Todas essas especulações pressupõem que o corpo de Pedro tenha sido colocado sob os cuidados dos cristãos, uma vez que a lei romana exigia que os corpos de criminosos fossem atirados às águas do Tibre. Contudo, se o sepultamento do corpo de Pedro foi mesmo permitido, sua sepultura seria protegida pela lei romana por se constituir naquilo que os romanos chamavam de locus religiosus, uma vez que a religião pagã considerava invioláveis os sepulcros. Por isso, E. Schäfer se opõe veemente à teoria da trasladação das relíquias de Pedro em 258. Ele argumenta que não teria havido necessidade para tal transferência uma vez que a tumba de Pedro se localizaria num cemitério pagão e não estaria, portanto, sujeita à proibição do Imperador Valeriano, que havia transformado os cemitérios cristãos em lugares proibidos. Além disso, é bem improvável, em se considerando o alto respeito que os romanos tinham pelos mortos, que estes tenham cometido quaisquer atos de desrespeito aos corpos sepultados nos cemitérios cristãos mesmo durante os períodos de perseguição. A presença de graffiti na catacumba de São Sebastião, na via Ápia, referindo-se a Pedro pode ser bem explicada, em vez disso, como evidência de um culto rival que considerava aquele sítio como local original do sepultamento do apóstolo.

De acordo com um edito do Imperador Valeriano citado na Acta Cypriani, a veneração das relíquias dos mártires já existia, em Roma, por volta de 258 A.D. Assim, pode-se estabelecer, de fato, uma longa tradição associada ao sepultamento de Pedro e Paulo em Roma. O argumento mais forte em favor à existência da tumba de Pedro no Vaticano diz respeito à construção da basílica constantiniana ali. Em vista do fato de que Constantino construiu sua basílica sobre um cemitério pagão, quando este era considerado inviolável pela elite pagã romana, e quando os cristãos já possuíam seus próprios cemitérios, e em vista do fato de que, para construí-la ali, Constantino teve que superar formidáveis dificuldades arquiteturais, o imperador certamente pensava que o apóstolo estava enterrado ali. Tal conclusão é corroborada pelo fato de que, em 349 A.D., o Imperador Constante passou uma lei que proibia severamente o violatio sepulcri (violação de sepulcros), fazendo-a, inclusive, retroativa aos dezesseis anos anteriores. A razão para isso é que, em 333, Constantino havia dado as ordens de destruição da necrópole pagã no Vaticano a fim de ali construir sua basílica, o que gerou uma espoliação generalizada das sepulturas ali existentes.
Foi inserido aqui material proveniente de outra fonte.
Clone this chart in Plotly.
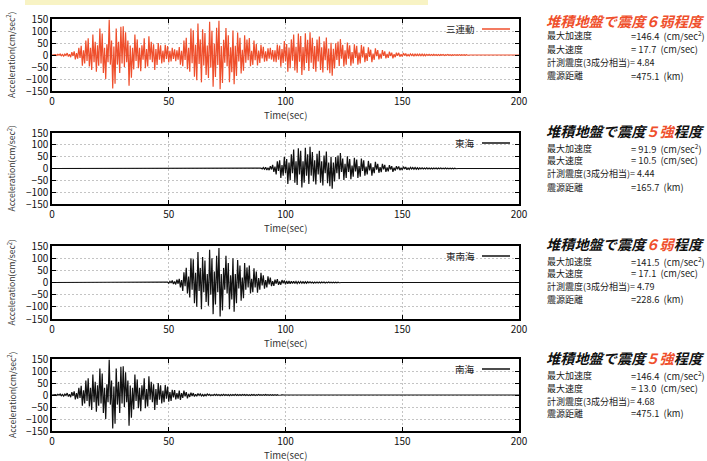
import plotly.graph_objects as go

# ---------------- data ----------------
DT = 0.5
T_END = 200.0

SANREN_START = 0.0
SANREN = [
    0, 1, -1, 2, -2, 3, -1, 4, -3, 2,
    -5, 4, -2, 8, -6, 3, -9, 12, -4, 15,
    -18, 8, -15, 30, -12, 38, -45, 20, -35, 60,
    -25, 70, -48, 30, -62, 85, -30, 55, -70, 40,
    -45, 110, -35, 90, -75, 30, -100, 45, -30, 146.4,
    -40, 60, -140, 35, -120, 110, -40, 55, -75, 118,
    -35, 120, -50, 95, -30, 60, -128, 40, -95, 30,
    -60, 85, -25, 65, -55, 30, -68, 40, -20, 70,
    -55, 25, -48, 78, -20, 55, -30, 45, -62, 25,
    -42, 50, -20, 40, -35, 18, -30, 43, -16, 37,
    -31, 17, -27, 30, -16, 24, -26, 20, -20, 33,
    -40, 18, -47, 60, -21, 72, -59, 30, -70, 110,
    -34, 103, -91, 43, -105, 131, -37, 65, -114, 107,
    -44, 92, -83, 39, -96, 138, -53, 101, -132, 48,
    -92, 113, -42, 143, -143, 37, -117, 63, -32, 112,
    -47, 82, -113, 32, -72, 102, -122, 38, -87, 94,
    -27, 72, -77, 22, -66, 82, -32, 64, -22, 71,
    -47, 17, -41, 60, -22, 46, -44, 19, -33, 43,
    -14, 34, -28, 15, -26, 28, -15, 30, -19, 21,
    -28, 20, -30, 44, -20, 39, -49, 25, -33, 58,
    -27, 46, -70, 31, -55, 65, -24, 85, -64, 34,
    -74, 89, -28, 79, -83, 33, -63, 91, -33, 63,
    -67, 95, -32, 72, -58, 37, -70, 64, -27, 77,
    -62, 32, -73, 57, -22, 73, -63, 27, -76, 51,
    -86, 26, -56, 49, -21, 56, -46, 66, -15, 42,
    -48, 20, -40, 52, -15, 40, -45, 12, -35, 45,
    -12, 38, -40, 10, -35, 42, -10, 35, -30, 8,
    -25, 32, -8, 22, -30, 6, -20, 28, -5, 20,
    -18, 6, -15, 20, -4, 15, -14, 5, -12, 14,
    -4, 10, -14, 3, -9, 10, -3, 9, -7, 3,
    -6, 8, -2, 6, -5, 2, -4, 5, -2, 4,
    -5, 5, -4, 5, -4, 4, -3, 4, -3, 3,
    -3, 3, -2, 3, -2, 2, -2, 3, -2, 2, -2, 2, -2, 2, -1, 2, -2, 1, -1, 2,
    -1, 1, -2, 1, -1, 1, -1, 1, -1, 1, -1, 1, -1, 1, -1, 1, -1, 1, 0, 0,
]

TOKAI_START = 88.0
TOKAI = [
    0, 1, -1, 2,
    -2, 4, -3, 5, -6, 3, -7, 10, -4, 15,
    -14, 8, -25, 30, -10, 35, -40, 15, -30, 50,
    -20, 40, -65, 25, -50, 60, -20, 80, -60, 30,
    -70, 85, -25, 75, -80, 30, -60, 88, -30, 60,
    -65, 91.9, -30, 70, -55, 35, -68, 62, -25, 75,
    -60, 30, -72, 55, -20, 72, -62, 25, -75, 50,
    -85, 25, -55, 48, -20, 55, -45, 65, -15, 42,
    -48, 20, -40, 52, -15, 40, -45, 12, -35, 45,
    -12, 38, -40, 10, -35, 42, -10, 35, -30, 8,
    -25, 32, -8, 22, -30, 6, -20, 28, -5, 20,
    -18, 6, -15, 20, -4, 15, -14, 5, -12, 14,
    -4, 10, -14, 3, -9, 10, -3, 9, -7, 3,
    -6, 8, -2, 6, -5, 2, -4, 5, -2, 4,
    -3, 4, -3, 3, -3, 3, -2, 3, -2, 2, -2, 3, -2, 2, -2, 2, -2, 2, -1, 2,
    -2, 2, -1, 2, -1, 1, -1, 2, -1, 1, -1, 1, -1, 1, -1, 1, -1, 1, 0, 0,
]

TONANKAI_START = 48.0
TONANKAI = [
    0, 1, -1, 2,
    -3, 5, -2, 8, -6, 4, -8, 12, -5, 15,
    -20, 10, -35, 42, -15, 60, -45, 25, -62, 100,
    -30, 95, -85, 40, -100, 125, -35, 60, -110, 105,
    -40, 90, -80, 35, -95, 135, -50, 100, -130, 45,
    -90, 110, -40, 141.5, -140, 35, -115, 60, -30, 110,
    -45, 80, -110, 30, -70, 100, -120, 35, -85, 92,
    -25, 70, -75, 20, -65, 80, -30, 62, -20, 70,
    -45, 15, -40, 58, -20, 45, -42, 18, -30, 40,
    -12, 30, -25, 10, -20, 25, -8, 20, -15, 6,
    -14, 12, -5, 14, -10, 4, -9, 10, -3, 8,
    -7, 6, -5, 6, -5, 5, -4, 5, -4, 4, -4, 4, -3, 4, -3, 3, -3, 3, -3, 3,
    -2, 3, -2, 2, -3, 2, -2, 2, -2, 2, -2, 2, -1, 2, -2, 1, -1, 2, -1, 1,
    -1, 1, -1, 1, -1, 1, -1, 1, 0, 0,
]

NANKAI_START = 0.0
NANKAI = [
    0, 1, -1, 2, -2, 3, -1, 4, -3, 2,
    -5, 4, -2, 8, -6, 3, -9, 12, -4, 15,
    -18, 8, -15, 30, -12, 38, -45, 20, -35, 60,
    -25, 70, -48, 30, -62, 85, -30, 55, -70, 40,
    -45, 110, -35, 90, -75, 30, -100, 45, -30, 146.4,
    -40, 60, -140, 35, -120, 110, -40, 55, -75, 118,
    -35, 120, -50, 95, -30, 60, -128, 40, -95, 30,
    -60, 85, -25, 65, -55, 30, -68, 40, -20, 70,
    -55, 25, -48, 78, -20, 55, -30, 45, -62, 25,
    -42, 50, -20, 40, -35, 18, -30, 42, -15, 35,
    -28, 12, -25, 22, -10, 20, -18, 8, -15, 18,
    -20, 8, -12, 18, -6, 12, -14, 5, -8, 10,
    -4, 8, -6, 3, -5, 6, -2, 5, -4, 2,
    -4, 2, -3, 4, -1, 3, -3, 1, -2, 3,
    -2, 3, -2, 2, -3, 2, -2, 3, -2, 2, -2, 2, -3, 2, -2, 2, -2, 3, -2, 2,
    -2, 2, -2, 2, -1, 2, -2, 2, -2, 1, -2, 2, -1, 2, -2, 1, -1, 2, -1, 1,
    -1, 1, -1, 2, -1, 1, -1, 1, -1, 1, -1, 1, -1, 1, -1, 1, 0, 1, -1, 0,
]

SERIES_NAMES = ["三連動", "東海", "東南海", "南海"]
SERIES_STARTS = [SANREN_START, TOKAI_START, TONANKAI_START, NANKAI_START]
SERIES_VALUES = [SANREN, TOKAI, TONANKAI, NANKAI]

SHINDO = ["６弱", "５強", "６弱", "５強"]
PGA = ["146.4", " 91.9", "141.5", "146.4"]
PGV = [" 17.7", " 10.5", " 17.1", " 13.0"]
INTENSITY = ["4.84", "4.44", "4.79", "4.68"]
DISTANCE = ["475.1", "165.7", "228.6", "475.1"]

X_TICKS = [0, 50, 100, 150, 200]
Y_TICKS = [-150, -100, -50, 0, 50, 100, 150]

# ---------------- styling / layout ----------------
W, H = 707, 461
RED = "#ef4f2c"
BLACK = "#111111"
COLORS = [RED, BLACK, BLACK, BLACK]
FONT = "Noto Sans CJK JP"

PANELS = [(19, 91), (133, 204), (246, 319), (359, 431)]   # top, bottom (px)
X0, X1 = 52, 519
TITLE_Y = [21, 131, 244, 358]
ROW_Y = [[36, 49, 62, 76], [148, 160, 173, 187], [261, 273, 286, 299], [375, 388, 401, 413]]


def px(x):
    return x / W


def py(y):
    return 1 - y / H


fig = go.Figure()
annotations = []
shapes = []

# top yellow band (decoration of the original page)
shapes.append(dict(type="rect", xref="paper", yref="paper", x0=px(25), x1=px(428),
                   y0=py(5), y1=1.0, fillcolor="#f8f3c4", line=dict(width=0), layer="below"))

for i in range(4):
    n = i + 1
    xa = "x" if n == 1 else f"x{n}"
    ya = "y" if n == 1 else f"y{n}"
    start = SERIES_STARTS[i]
    vals = SERIES_VALUES[i]
    xs = [0.0] + [start + k * DT for k in range(len(vals))] + [T_END]
    ys = [0.0] + list(vals) + [0.0]
    fig.add_trace(go.Scatter(x=xs, y=ys, mode="lines", name=SERIES_NAMES[i],
                             line=dict(color=COLORS[i], width=1.2),
                             xaxis=xa, yaxis=ya, showlegend=False, hoverinfo="skip"))

    top, bot = PANELS[i]
    axis_common = dict(showline=True, linecolor="black", linewidth=1.5, mirror="allticks",
                       ticks="inside", ticklen=4, tickwidth=1, tickcolor="black",
                       showgrid=True, gridcolor="#c4c4c4", griddash="2px,2px", gridwidth=1,
                       zeroline=False, automargin=False,
                       tickfont=dict(family=FONT, size=10, color="#111"))
    fig.layout[f"xaxis{'' if n == 1 else n}"] = dict(
        domain=[px(X0), px(X1)], range=[0, 200], tickvals=X_TICKS, anchor=ya, **axis_common)
    fig.layout[f"yaxis{'' if n == 1 else n}"] = dict(
        domain=[py(bot), py(top)], range=[-150, 150], tickvals=Y_TICKS, anchor=xa, **axis_common)

    # axis titles
    annotations.append(dict(text="Acceleration(cm/sec<sup>2</sup>)", x=px(11), y=py((top + bot) / 2),
                            xref="paper", yref="paper", textangle=-90, showarrow=False,
                            xanchor="center", yanchor="middle",
                            font=dict(family=FONT, size=8.5, color="#333")))
    annotations.append(dict(text="Time(sec)", x=px((X0 + X1) / 2), y=py(bot + 24),
                            xref="paper", yref="paper", showarrow=False,
                            xanchor="center", yanchor="middle",
                            font=dict(family=FONT, size=9.5, color="#333")))
    # legend (text then line sample)
    annotations.append(dict(text=SERIES_NAMES[i], x=px(477), y=py(top + 10),
                            xref="paper", yref="paper", showarrow=False,
                            xanchor="right", yanchor="middle",
                            font=dict(family=FONT, size=9.5, color="#222")))
    shapes.append(dict(type="line", xref="paper", yref="paper", x0=px(482), x1=px(510),
                       y0=py(top + 10), y1=py(top + 10), line=dict(color=COLORS[i], width=1.5)))

    # right-hand information block
    if i == 0:
        title = f"<b><i><span style='color:{RED}'>堆積地盤で震度{SHINDO[i]}程度</span></i></b>"
    else:
        title = f"<b><i>堆積地盤で震度<span style='color:{RED}'>{SHINDO[i]}</span>程度</i></b>"
    annotations.append(dict(text=title, x=px(544), y=py(TITLE_Y[i]), xref="paper", yref="paper",
                            showarrow=False, xanchor="left", yanchor="middle",
                            font=dict(family=FONT, size=14.2, color="#111")))
    rows = [("最大加速度", f"={PGA[i]}  (cm/sec<sup>2</sup>)"),
            ("最大速度", f"={PGV[i]}  (cm/sec)"),
            (f"計測震度(3成分相当)= {INTENSITY[i]}", None),
            ("震源距離", f"={DISTANCE[i]}  (km)")]
    for r, (lab, val) in enumerate(rows):
        annotations.append(dict(text=lab, x=px(545), y=py(ROW_Y[i][r]), xref="paper", yref="paper",
                                showarrow=False, xanchor="left", yanchor="middle",
                                font=dict(family=FONT, size=9, color="#1a1a1a")))
        if val is not None:
            annotations.append(dict(text=val, x=px(629), y=py(ROW_Y[i][r]), xref="paper", yref="paper",
                                    showarrow=False, xanchor="left", yanchor="middle",
                                    font=dict(family=FONT, size=9.3, color="#1a1a1a")))

fig.update_layout(width=W, height=H, autosize=False, margin=dict(l=0, r=0, t=0, b=0),
                  paper_bgcolor="white", plot_bgcolor="white", showlegend=False,
                  annotations=annotations, shapes=shapes)

fig.write_html("out.html", config={"displayModeBar": False},
               post_script="document.body.style.margin='0';")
A conclusão é que são tantas as incógnitas associadas à categórica afirmação do Vaticano de que a tumba de São Pedro jazeria sob a basílica dedicada ao apóstolo que causa estranheza a insistência de Pio XII, à época, de que Pedro estaria enterrado ali. O que parece é que o pontífice fez uso de uma investigação arqueológica de grande interesse para meramente renovar a alegação católica de que a sucessão apostólica confere autoridade ao Vaticano. Seu esforço falhou em duas instâncias: fica a dúvida arqueológica de que o Vaticano tenha sido mesmo o lugar de sepultamento do apóstolo e fica, outrossim, a aparência mal disfarçada de que o Vaticano não tem nada mesmo que lhe confira primazia sobre as demais igrejas. De acordo com os objetores, não seria esta a primeira vez que o Vaticano estaria tomando medidas extremas para garantir moral e legalmente um lugar de destaque entre os cristãos do ocidente, já que, em 760 A.D., durante o papado de Paulo I e com sua provável conivência, foi criada a notória “Doação de Constantino”, um documento forjado pelo Vaticano através do qual o Imperador supostamente teria outorgado ao papa, por ocasião da mudança da capital de Roma para Constantinopla, o controle político de Roma e do ocidente.